RICHMOND, VA — The United States Postal Service will unveil a new group of stamps paying tribute to North America’s most iconic pollinators — the monarch butterfly and the western honeybee.
The Protect Pollinators Forever Stamps will be dedicated Thursday at the American Philatelic Society National Summer Convention Stamp Show in Richmond.
“Bees, butterflies and other pollinators sustain our ecosystem and are a vital natural resource,” said U.S. Postal Service Judicial Officer Gary Shapiro, who will dedicate the stamps. “They are being threatened and we must protect them.”
Pollinators are a vital part of plant reproduction, shuttling pollen from blossom to blossom. The plants benefit; pollination allows them to produce seeds that bring on their next generation. Humans also benefit; insect pollinators help produce about one third of the food we eat, particularly fruits and vegetables.
Monarch butterflies (Danaus plexippus) and western honeybees (Apis mellifera), also called European honeybees, are two of North America’s most iconic pollinators. Monarchs can flutter thousands of miles in one of nature’s most wondrous migrations, a multigenerational round-trip that can cross southern Canada, the north-south breadth of the contiguous United States, and deep into Mexico, where they rest for the winter before returning north.
While western honeybees do not naturally migrate such distances, beekeepers truck their hives on long-haul migrations, accommodating agricultural growing seasons around the nation. These bees are far and away the continent’s most vital pollinators, servicing almond, citrus, peach, apple and cherry tree blossoms, plus the blossoms of berries, melons, cucumbers, onions and pumpkins, to name just a few. Surpluses of honey, created from nectar by honeybees as a nonperishable food source for their hives, is yet another benefit to humans.
In this modern world, these pollinators need mindful human intervention in order to thrive. The hives of western honeybees have lately been raided by parasitic mites and plagued by Colony Collapse Disorder, a mysterious condition which disorients bees and causes them to abandon their hives. While monarch butterflies, utterly dependent on milkweed plants throughout their range and specific mountain forests in Mexico, face collapsing populations as these habitats disappear to accommodate farming, urban development and illegal logging.
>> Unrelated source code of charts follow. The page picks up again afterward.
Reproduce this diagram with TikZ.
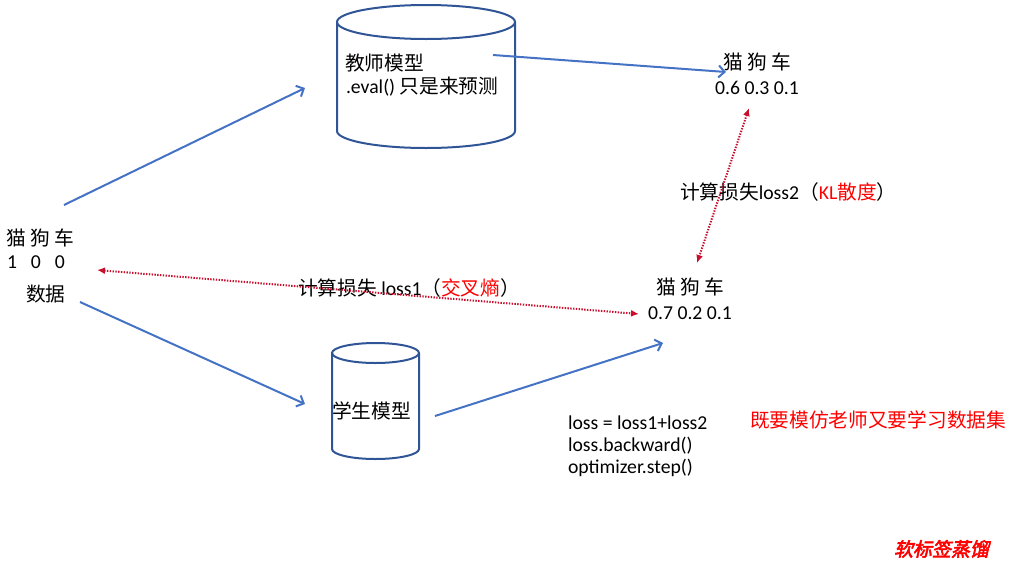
\documentclass[tikz,border=0pt]{standalone}
\usepackage{fontspec}
\setmainfont{Carlito}
\newfontfamily\cjk{Noto Sans CJK SC}
\newfontfamily\wmfont[FakeSlant=0.22,FakeBold=3]{Noto Sans CJK SC}
\usetikzlibrary{arrows.meta}
\definecolor{arrowblue}{HTML}{4472C4}
\definecolor{cylblue}{HTML}{2F5597}
\definecolor{dotred}{HTML}{C8102E}
\definecolor{txtred}{HTML}{FF0000}
\newcommand\zh[1]{{\cjk #1}}
\begin{document}
\begin{tikzpicture}[x=1pt,y=-1pt,
  font=\fontsize{19.7}{23}\selectfont,
  every node/.style={inner sep=0pt,outer sep=0pt},
  lbl/.style={anchor=west},
  flow/.style={draw=arrowblue,line width=2pt,-{Straight Barb[length=6pt,width=12pt]}},
  lossline/.style={draw=dotred,line width=2pt,dash pattern=on 1.4pt off 1.4pt,
    {Latex[length=8pt,width=7pt]}-{Latex[length=8pt,width=7pt]}},
  cyl/.style={draw=cylblue,line width=2pt}]
\useasboundingbox (0,0) rectangle (1013,571);

% teacher cylinder
\draw[cyl] (426,22) ellipse [x radius=89pt,y radius=17pt];
\draw[cyl] (337,22) -- (337,131) arc[start angle=180,end angle=360,x radius=89pt,y radius=17pt] -- (515,22);
% student cylinder
\draw[cyl] (375.5,353) ellipse [x radius=43.5pt,y radius=10pt];
\draw[cyl] (332,353) -- (332,449) arc[start angle=180,end angle=360,x radius=43.5pt,y radius=10pt] -- (419,353);

% texts
\node[lbl] (teacher) at (345,63) {\zh{教师模型}};
\node[lbl] (teval) at (346,87) {.eval() \zh{只是来预测}};
\node (student) at (371.5,411) {\zh{学生模型}};

\node[lbl] (dcls) at (6,238) {\zh{猫} \zh{狗} \zh{车}};
\node[lbl] (dval) at (7,262) {1\hspace{14pt}0\hspace{14pt}0};
\node[lbl] (data) at (26,294) {\zh{数据}};

\node (tcls) at (757,62) {\zh{猫} \zh{狗} \zh{车}};
\node (tval) at (757,88) {0.6 0.3 0.1};
\node (scls) at (690,287) {\zh{猫} \zh{狗} \zh{车}};
\node (sval) at (690,313) {0.7 0.2 0.1};

\node[lbl] (loss2) at (680,192) {\zh{计算损失}loss2\zh{（}{\color{txtred}KL\zh{散度}}\zh{）}};
\node[lbl] (loss1) at (298,288) {\zh{计算损失} loss1\zh{（}{\color{txtred}\zh{交叉熵}}\zh{）}};

\node[lbl] (code1) at (568,423) {loss = loss1+loss2};
\node[lbl] (code2) at (568,446) {loss.backward()};
\node[lbl] (code3) at (568,468) {optimizer.step()};

\node[lbl,text=txtred] (note) at (750,420) {\zh{既要模仿老师又要学习数据集}};
\node[lbl,text=txtred] (wm) at (894,549) {\fontsize{19}{22}\wmfont 软标签蒸馏};

% connector endpoints
\coordinate (a1s) at (64,205);  \coordinate (a1e) at (305,88);
\coordinate (a2s) at (80,302);  \coordinate (a2e) at (305,404);
\coordinate (a3s) at (493,55);  \coordinate (a3e) at (726,72);
\coordinate (a4s) at (435,416); \coordinate (a4e) at (663,343);
\coordinate (r1a) at (749,108); \coordinate (r1b) at (697,263);
\coordinate (r2a) at (97,270);  \coordinate (r2b) at (639,314);

\draw[flow] (a1s) -- (a1e);
\draw[flow] (a2s) -- (a2e);
\draw[flow] (a3s) -- (a3e);
\draw[flow] (a4s) -- (a4e);
\draw[lossline] (r1a) -- (r1b);
\draw[lossline] (r2a) -- (r2b);
\end{tikzpicture}
\end{document}
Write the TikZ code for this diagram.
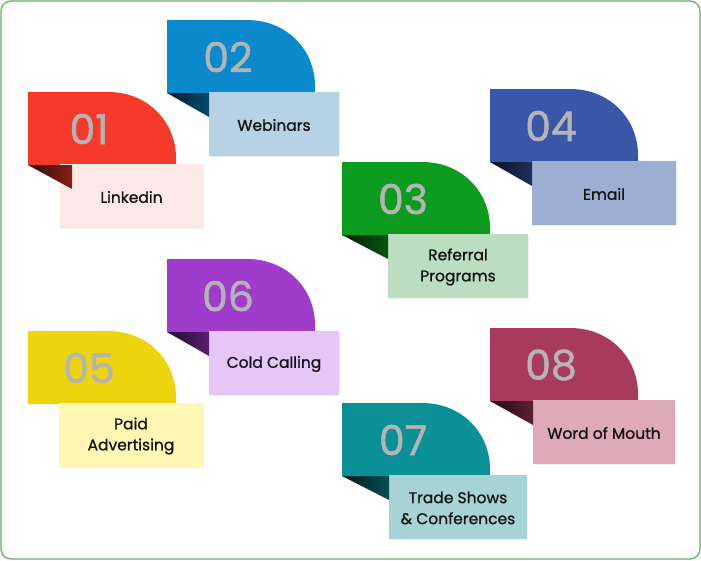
\documentclass[tikz,border=0pt]{standalone}
\usepackage{fontspec}
\setmainfont{Poppins}
\newfontfamily\labelfont{Poppins}[FakeBold=1.0]
\newfontfamily\numfont{Poppins}[FakeBold=1.2]
\usetikzlibrary{shadows}
\definecolor{framegreen}{HTML}{6AAF66}
\definecolor{numgray}{HTML}{B4B4B4}
\definecolor{tabA}{HTML}{F53A2B}\definecolor{boxA}{HTML}{FDE8E8}
\definecolor{tabB}{HTML}{0A89CC}\definecolor{boxB}{HTML}{B6D2E4}
\definecolor{tabC}{HTML}{0C9B1F}\definecolor{boxC}{HTML}{BDDDC1}
\definecolor{tabD}{HTML}{3A56A8}\definecolor{boxD}{HTML}{9EAED3}
\definecolor{tabE}{HTML}{ECD50F}\definecolor{boxE}{HTML}{FFF6B4}
\definecolor{tabF}{HTML}{A03CCB}\definecolor{boxF}{HTML}{E6C5F7}
\definecolor{tabG}{HTML}{0C9097}\definecolor{boxG}{HTML}{A8D3D6}
\definecolor{tabH}{HTML}{A83A5D}\definecolor{boxH}{HTML}{DEA9B9}
\tikzset{
  numtext/.style={text=numgray, font=\numfont\fontsize{41}{41}\selectfont, inner sep=0pt},
  labeltext/.style={text=black!92, font=\labelfont\fontsize{15.5}{21}\selectfont, align=center, inner sep=0pt},
  boxshadow/.style={drop shadow={opacity=0.12, shadow xshift=1pt, shadow yshift=-1pt}},
}
% #1 name #2 tab colour #3 box colour #4 x0 #5 y0 #6 box left #7 box right #8 number #9 label
\newcommand\tabpanel[9]{%
  \fill[#2] (#4,#5) -- ({#4+80},#5) .. controls ({#4+120},#5) and ({#4+148},{#5+30}) .. ({#4+148},{#5+66}) -- ({#4+148},{#5+73}) -- (#4,{#5+73}) -- cycle;
  \node[numtext] (#1num) at ({#4+61},{#5+37}) {#8};
  \fill[#3, boxshadow] (#6,{#5+72}) rectangle (#7,{#5+136});
  \node[labeltext] (#1lbl) at ({(#6+#7)/2},{#5+105}) {#9};
}
% #1 tab colour #2 x0 #3 y0 #4 right x
\newcommand\tabfold[4]{%
  \shade[left color=black!80!#1, right color=#1!55!black] (#2,{#3+73}) -- (#4,{#3+73}) -- (#4,{#3+97}) -- cycle;
}
\begin{document}
\begin{tikzpicture}[x=1pt, y=-1pt]
\useasboundingbox (0,0) rectangle (701,560);
\fill[white] (0,0) rectangle (701,560);
\draw[framegreen, line width=1.3pt, rounded corners=10pt] (1,1) rectangle (700,559);

\tabpanel{p2}{tabB}{boxB}{167}{20}{209}{339}{02}{Webinars}
\tabfold{tabB}{167}{20}{209}
\tabpanel{p1}{tabA}{boxA}{28}{92}{60}{203}{01}{Linkedin}
\tabfold{tabA}{28}{92}{72}
\tabpanel{p4}{tabD}{boxD}{490}{89}{532}{676}{04}{Email}
\tabfold{tabD}{490}{89}{532}
\tabpanel{p3}{tabC}{boxC}{342}{162}{388}{528}{03}{Referral\\Programs}
\tabfold{tabC}{342}{162}{388}
\tabpanel{p6}{tabF}{boxF}{167}{259}{209}{339}{06}{Cold Calling}
\tabfold{tabF}{167}{259}{209}
\tabpanel{p5}{tabE}{boxE}{28}{331}{59}{203}{05}{Paid\\Advertising}
\tabpanel{p8}{tabH}{boxH}{490}{328}{533}{675}{08}{Word of Mouth}
\tabfold{tabH}{490}{328}{533}
\tabpanel{p7}{tabG}{boxG}{342}{403}{389}{527}{07}{Trade Shows\\\& Conferences}
\tabfold{tabG}{342}{403}{389}
\end{tikzpicture}
\end{document}
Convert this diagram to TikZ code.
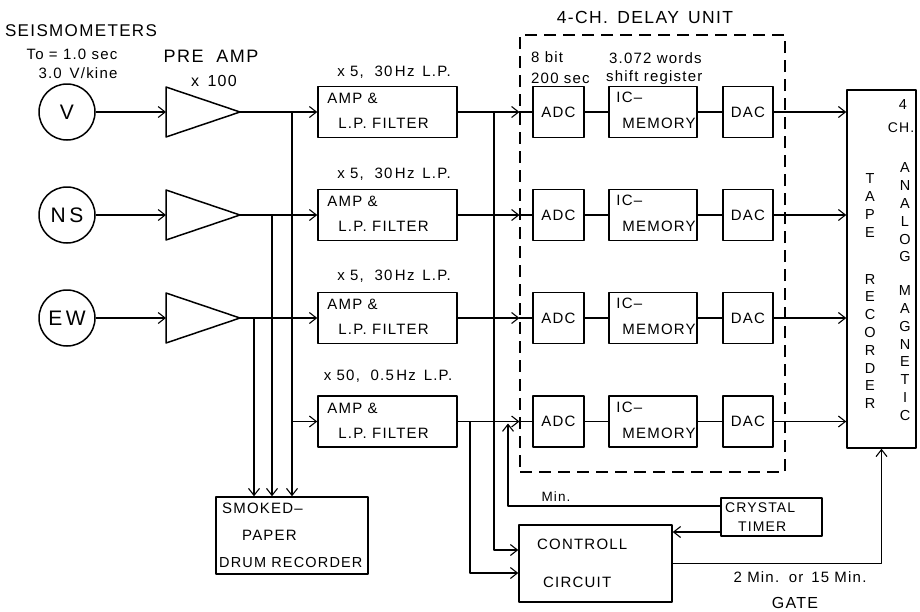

Throughout North America, efforts to halt logging, study the effects of agricultural herbicides and pesticides, and plant long swaths of flowers along stretches of highway and other such rights-of-way offer promise. On a grassroots level, individuals and groups can help provide for pollinators by planting locally appropriate flowers — a win–win for people and pollinators alike.
The Protect Pollinators stamps are being issued as Forever stamps. Forever stamps are always equal in value to the current First-Class Mail one-ounce price.
Ordering First-Day-of-Issue Postmarks
Customers have 60 days to obtain first-day-of-issue postmarks by mail. They may purchase new stamps at United States Post Office locations, at the Postal Store usps.com/shop or by calling 800-782-6724. They should affix the stamps to envelopes of their choice, address the envelopes to themselves or others and place them in larger envelopes addressed to:
FDOI – Protect Pollinators Stamps
USPS Stamp Fulfillment Services
8300 NE Underground Drive, Suite 300
Kansas City, MO 64144-9900
After applying the first-day-of-issue postmark, the Postal Service will return the envelopes through the mail. There is no charge for postmarks up to a quantity of 50. For more than 50, customers are charged
5 cents each. All orders must be postmarked by Oct. 3, 2017.